At 4:14:45 UTC on the 15th there was an underwater volcanic eruption near the coast ot Tonga that created a tsunami that propagated across the ocean all the way to the coast of Califiornia and Canada. During the day the media were broadcasting warnings and the beaches were evacuated. The reports mentionned a one meter tsunami wave.
The seismograph show a corresponding wider plot which is real, since it appears on the official seismograms for GAC and DRLN stations.
On the coldest day we had for a long time, we recorded three earthquakes, the first signals of the year 2022. The figure show thke tenmperature that was recorded on the 10th and 11th. It shows the temperature went as low as -25 degrees. Strangely, it was bright with no snow.
The seismogram is filled with signals! The first one came from an earthquake not too far from Cyprus (location: KM55XC, event time: 01:07:47 UTC, distance: 8450 km ).
It was the first time we captured a signal from this region. Usually most signals come from the Pacific area plus one or two from the south.

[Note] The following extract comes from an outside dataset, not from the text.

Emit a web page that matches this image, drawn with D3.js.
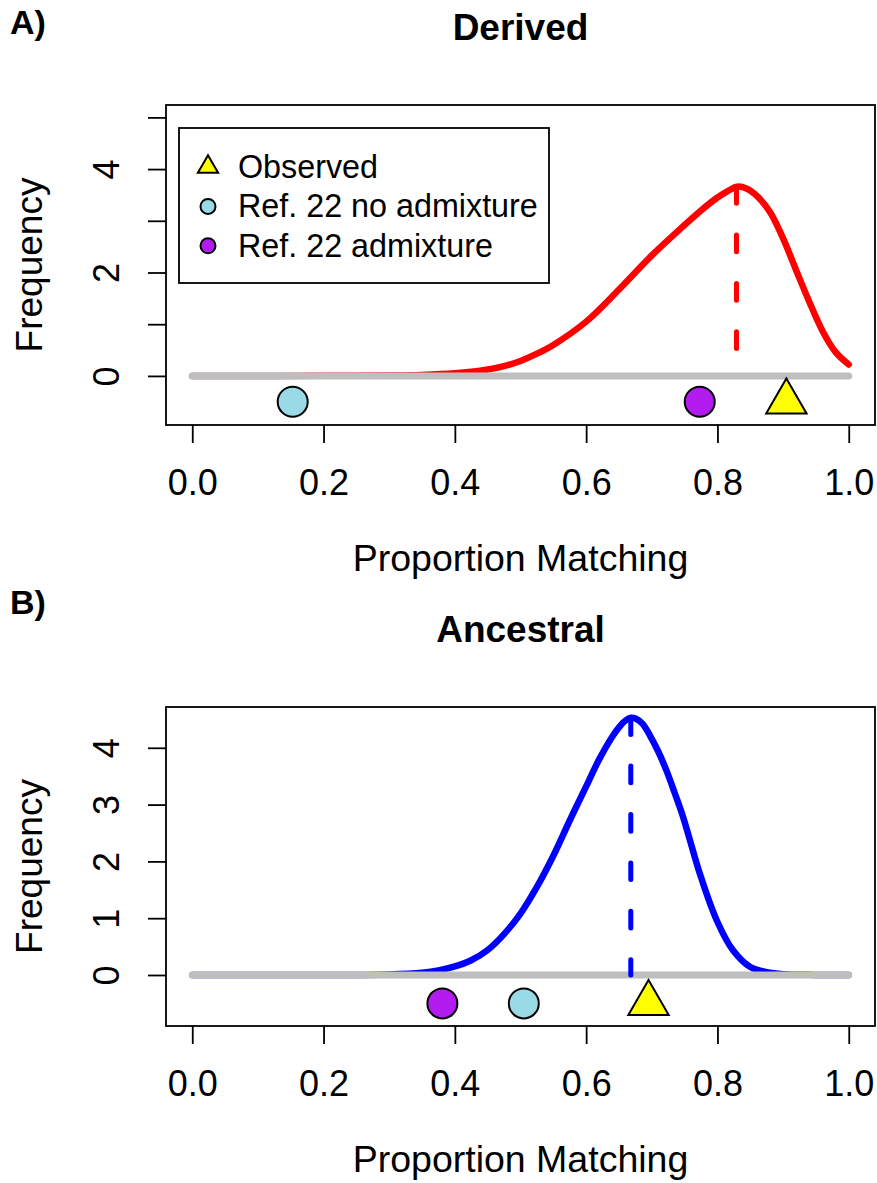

Then at the eleventh hour, we have two earthquakes, one after the other. These two were from Alaska at AO63 a distance of 6740 km from our station.
The sharp P component is from the second 11:35:46 UTC event. It is listed as a magnitude Mww6.8 earthquake. The surface wave continues on the 12 hour line. Il looks like it is almost fourty minutes long as it blends into the third earthquake.
This earthquake comes from the same area, one hour later and seems to repeat itself almost exactly! The P component at 12:54 UTC is apparently from the 12:39:31 UTC magnitde M6.6 earthquake. Finally on the 14 hour line we see the following surface wave. Outstanding!
The four spectrograms correspond to the 1, 11, 12 and 13th seismograms respectively. The first one shows the Cyprus earthquke.
Please note the sharp (black dot) spike at (0.26 Hz, 1:20 UTC), and the broad 0.5 to 0.6 Hz signal at the same time. Unfortunately it is not possible to identify the surface wave for this earthquake.
The last three spectrograms show the two Alaska earthquakes whitin an interval of three hours. The long 0.05 to 0.07 Hz surface wave is very clear.